◆ **The task**:
Print the lines of the listing below verbatim from its first line through the line bearing "import altair as alt". Any pictures are to be omitted.

+++

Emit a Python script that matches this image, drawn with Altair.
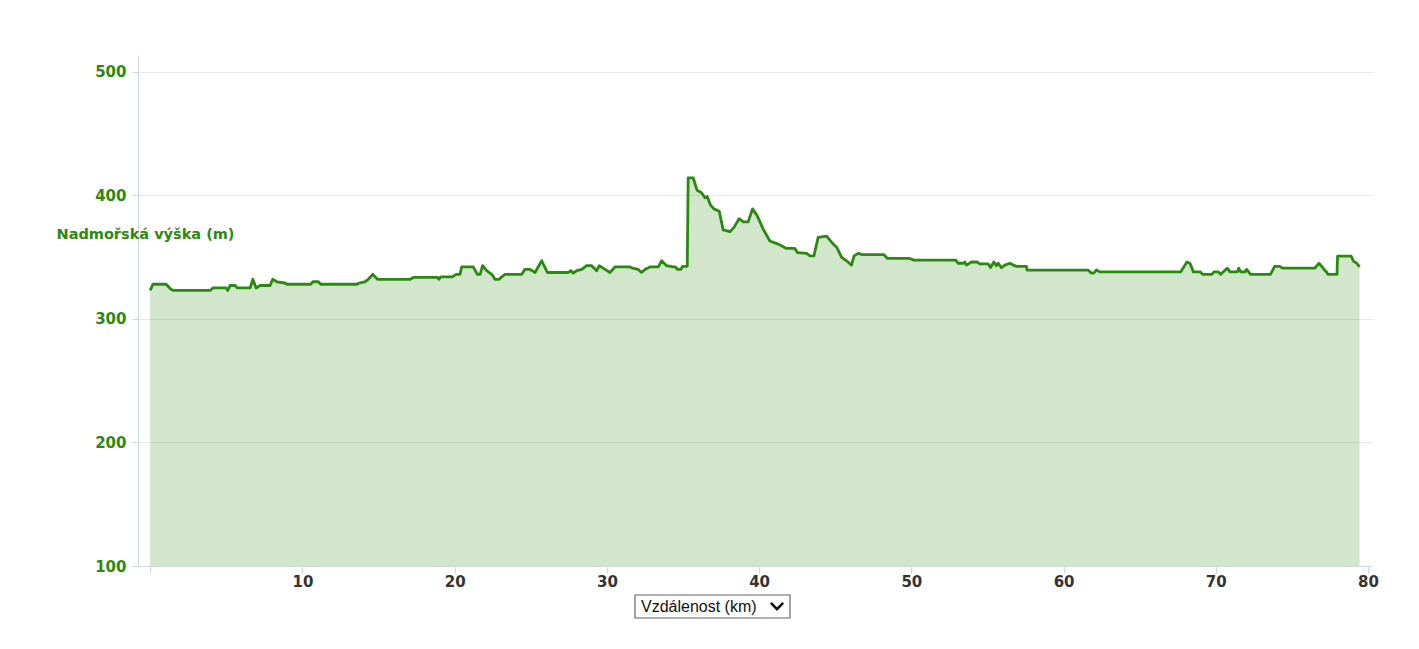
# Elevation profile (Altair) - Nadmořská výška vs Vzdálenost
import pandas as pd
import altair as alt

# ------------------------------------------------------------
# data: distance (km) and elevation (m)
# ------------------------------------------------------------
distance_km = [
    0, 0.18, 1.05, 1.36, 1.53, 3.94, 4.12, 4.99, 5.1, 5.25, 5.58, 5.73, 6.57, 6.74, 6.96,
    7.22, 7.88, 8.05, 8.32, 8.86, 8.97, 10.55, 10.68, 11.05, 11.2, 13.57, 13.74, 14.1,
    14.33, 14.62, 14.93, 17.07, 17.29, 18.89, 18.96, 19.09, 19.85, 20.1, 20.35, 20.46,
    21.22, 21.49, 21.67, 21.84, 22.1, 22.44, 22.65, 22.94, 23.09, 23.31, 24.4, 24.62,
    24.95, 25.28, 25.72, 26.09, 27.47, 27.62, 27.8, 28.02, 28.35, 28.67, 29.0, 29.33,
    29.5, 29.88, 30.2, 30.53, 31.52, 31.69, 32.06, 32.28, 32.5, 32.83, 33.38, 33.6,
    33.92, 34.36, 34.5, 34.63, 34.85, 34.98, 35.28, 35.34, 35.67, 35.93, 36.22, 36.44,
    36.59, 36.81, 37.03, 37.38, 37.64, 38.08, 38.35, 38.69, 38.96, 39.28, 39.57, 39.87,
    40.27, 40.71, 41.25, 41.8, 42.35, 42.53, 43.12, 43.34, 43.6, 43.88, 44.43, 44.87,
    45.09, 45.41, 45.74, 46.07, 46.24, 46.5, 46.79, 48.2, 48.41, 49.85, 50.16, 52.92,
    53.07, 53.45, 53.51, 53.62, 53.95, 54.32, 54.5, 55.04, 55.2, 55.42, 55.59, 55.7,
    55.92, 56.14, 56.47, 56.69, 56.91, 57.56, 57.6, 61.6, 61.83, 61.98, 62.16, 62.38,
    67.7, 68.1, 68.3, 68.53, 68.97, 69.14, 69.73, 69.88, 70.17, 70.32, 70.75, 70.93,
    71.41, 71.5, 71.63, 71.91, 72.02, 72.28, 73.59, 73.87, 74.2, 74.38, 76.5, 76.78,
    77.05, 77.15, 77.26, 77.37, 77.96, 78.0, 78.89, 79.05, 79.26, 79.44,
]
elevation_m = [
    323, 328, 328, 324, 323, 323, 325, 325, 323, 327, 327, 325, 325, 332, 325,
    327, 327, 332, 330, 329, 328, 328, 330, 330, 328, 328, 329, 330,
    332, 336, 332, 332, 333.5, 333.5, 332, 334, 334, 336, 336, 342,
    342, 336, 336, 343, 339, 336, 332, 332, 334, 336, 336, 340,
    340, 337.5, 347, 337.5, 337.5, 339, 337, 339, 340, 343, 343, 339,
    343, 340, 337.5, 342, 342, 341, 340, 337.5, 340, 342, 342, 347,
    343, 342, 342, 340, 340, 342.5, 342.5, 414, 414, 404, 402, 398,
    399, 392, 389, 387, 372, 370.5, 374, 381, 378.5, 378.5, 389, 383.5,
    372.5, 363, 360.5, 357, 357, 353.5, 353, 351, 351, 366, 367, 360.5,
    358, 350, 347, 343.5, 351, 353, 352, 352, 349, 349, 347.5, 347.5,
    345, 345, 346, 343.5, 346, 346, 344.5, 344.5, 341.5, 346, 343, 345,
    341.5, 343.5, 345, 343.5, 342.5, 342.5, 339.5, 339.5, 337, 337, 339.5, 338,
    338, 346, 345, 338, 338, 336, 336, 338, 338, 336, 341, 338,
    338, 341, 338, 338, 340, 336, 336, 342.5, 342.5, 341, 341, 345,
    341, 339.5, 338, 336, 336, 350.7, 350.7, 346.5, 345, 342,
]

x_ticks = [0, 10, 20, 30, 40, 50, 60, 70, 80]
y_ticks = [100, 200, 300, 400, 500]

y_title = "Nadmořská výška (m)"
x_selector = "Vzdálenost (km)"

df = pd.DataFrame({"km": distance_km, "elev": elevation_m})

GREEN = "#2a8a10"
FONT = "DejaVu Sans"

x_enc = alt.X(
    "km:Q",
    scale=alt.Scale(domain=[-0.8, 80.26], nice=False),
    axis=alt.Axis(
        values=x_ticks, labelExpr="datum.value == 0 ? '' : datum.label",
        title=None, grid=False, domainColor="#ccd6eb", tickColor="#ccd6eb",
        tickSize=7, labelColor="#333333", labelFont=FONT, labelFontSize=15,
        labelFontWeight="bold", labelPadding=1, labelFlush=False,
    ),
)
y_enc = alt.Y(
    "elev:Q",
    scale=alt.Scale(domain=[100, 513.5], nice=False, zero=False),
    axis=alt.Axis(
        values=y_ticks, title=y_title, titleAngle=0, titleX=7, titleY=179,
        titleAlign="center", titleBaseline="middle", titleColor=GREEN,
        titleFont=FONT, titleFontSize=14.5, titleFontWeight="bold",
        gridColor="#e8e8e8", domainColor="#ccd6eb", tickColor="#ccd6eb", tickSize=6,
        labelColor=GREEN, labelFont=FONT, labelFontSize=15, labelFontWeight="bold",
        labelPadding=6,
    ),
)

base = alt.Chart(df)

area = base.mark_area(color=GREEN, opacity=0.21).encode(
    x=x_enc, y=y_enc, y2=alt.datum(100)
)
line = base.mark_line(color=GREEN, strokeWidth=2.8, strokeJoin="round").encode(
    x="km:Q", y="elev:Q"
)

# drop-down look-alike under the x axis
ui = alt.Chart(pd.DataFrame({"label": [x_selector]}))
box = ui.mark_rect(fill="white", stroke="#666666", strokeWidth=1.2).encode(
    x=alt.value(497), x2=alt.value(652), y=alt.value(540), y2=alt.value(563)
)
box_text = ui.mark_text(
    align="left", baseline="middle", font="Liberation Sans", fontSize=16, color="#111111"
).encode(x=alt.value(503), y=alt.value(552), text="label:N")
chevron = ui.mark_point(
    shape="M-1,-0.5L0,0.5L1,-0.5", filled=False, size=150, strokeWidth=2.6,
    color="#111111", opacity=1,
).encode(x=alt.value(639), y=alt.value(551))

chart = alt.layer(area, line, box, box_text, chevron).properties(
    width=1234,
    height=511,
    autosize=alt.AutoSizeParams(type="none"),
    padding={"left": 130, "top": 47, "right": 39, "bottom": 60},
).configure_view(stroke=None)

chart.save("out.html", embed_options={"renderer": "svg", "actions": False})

+++

◆ **Response to the exercise**:
Emit a Python script that matches this image, drawn with Altair.
# Elevation profile (Altair) - Nadmořská výška vs Vzdálenost
import pandas as pd
import altair as alt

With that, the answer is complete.